This method can help answer key questions regarding metabolic pathway setup in leukemia cells. The main advantage of this technique is that it allows measurement of the metabolism of primary leukemia cells in real time in live cells. Begin by diluting a bone marrow sample obtained from a leukemia patient in PBS at a one to one ratio.
Carefully, layer six milliliters of the diluted bone marrow sample over six milliliters of freshly prepared density gradient medium in a 15 milliliter conical tube and separate the cells by density gradient centrifugation. Use a Pasteur pipet to carefully transfer the interface layer of mononuclear cells to a new 50 milliliter conical tube containing five milliliters of PBS for a centrifugation wash. Then, resuspend the mononuclear cell pellet in two milliliters of sterile PBS for counting.
Dilute the cells to a three times 10 to the seven cells per milliliter concentration. And add one milliliter of cells to each of two T75 flasks containing 20 milliliters of RPMI medium for a 16 to 24 hour incubation at 37 degrees Celsius and 5%CO2. Meanwhile to prepare the plates for extracellular flux analysis, add 12.5 microliters of cell adhesive solution into each well of two, eight well extracellular flux analyzer plates.
After 20 minutes, aspirate the cell adhesive and wash each well two times with 200 microliters of sterile water per wash. After the second wash, leave the plates in the hood until the wells are dry. And place the sensor cartridge upside down on the lab bench.
Separate the utility plate and the sensor cartridge of the flux analyzer. And fill each well of the utility plate with 200 microliters of calibrant and each moat around the outside of the wells with 400 microliters of calibrant. Return the sensor cartridge to the utility plate that now contains the calibrant and place the cartridge assembly in a humidified 37 degrees Celsius incubator without CO2 overnight.
Then turn on the extracellular flux analyzer and let it warm to 37 degrees Celsius overnight. The next morning, transfer the cells from the flask to 50 milliliter conical tubes for centrifugation. And resuspend the pellets in one milliliter of the appropriate experimental medium for counting.
Resuspend the cells at four times 10 to the six cells in 400 microliters of experimental medium concentration. And add 50 microliters of cells into wells B through G of the flux analyzer plate. And 180 microliters of the experimental medium into wells A and H as the background control wells.
After centrifugation slowly and carefully add 130 microliters of the experimental medium to wells B through G.And visually confirm stable adherence of the cells to the bottom of each well under the microscope. Then return the flux analysis plate to the humidified 37 degrees Celsius incubator without CO2 for 30 minutes. 20 minutes before the end of the incubation, load the compounds into the appropriate injector ports of the cartridge according to the experimental protocol as indicated in the table.
Then set up the appropriate extracellular flux analysis program.

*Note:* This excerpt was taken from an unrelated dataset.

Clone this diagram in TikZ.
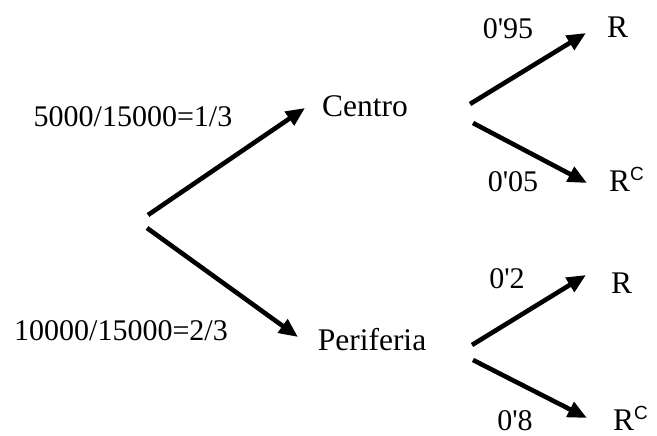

Start the program and replace the calibrant plate with the assay plate when prompted. In a glycolysis stress test, only basal medium is used so that the cells are deprived of nutrients.
The first parameter obtained is the basal acidification which should reflect the amount of glucose stored in cells. After the first injection, the extracellular acidification rate is increased as the cells utilize the glucose and can ferment the glucose to lactate. The oligomycin A in the second injection inhibits ATP synthase and thus directs the cells to produce ATP mainly by a glycolysis causing further elevation of the extracellular acidification rate.
While the injection of 2-Deoxy-D-glucose completely inhibits glycolysis and the extracellular acidification rate drops. In the cell mito stress test, a medium supplemented with glutamine and glucose is used so that the cells are not deprived of all nutrients. The basal respiration parameter reflects their basal metabolic state.
After the first injection with oligomycin A, the cells inhibit mitochondrial respiration and switch to glycolysis which is represented as a decrease in the oxygen consumption rate. The second and third injections of FCCP however, uncouple the ATP production from the respiration so that the cells now consume oxygen at a maximal rate. And the oxygen consumption rate rises to its highest value.
The last injection of the rotenone and antimycin A mixture completely inhibits the mitochondrial respiration decreasing the oxygen consumption rate to almost zero. While attempting this procedure, it's important to assess the percentage of blasts in the sample to ensure that the metabolic parameters of the leukemiablasts only are measured. When implementing this method, a careful optimization has to be applied to cultivation conditions and data normalization.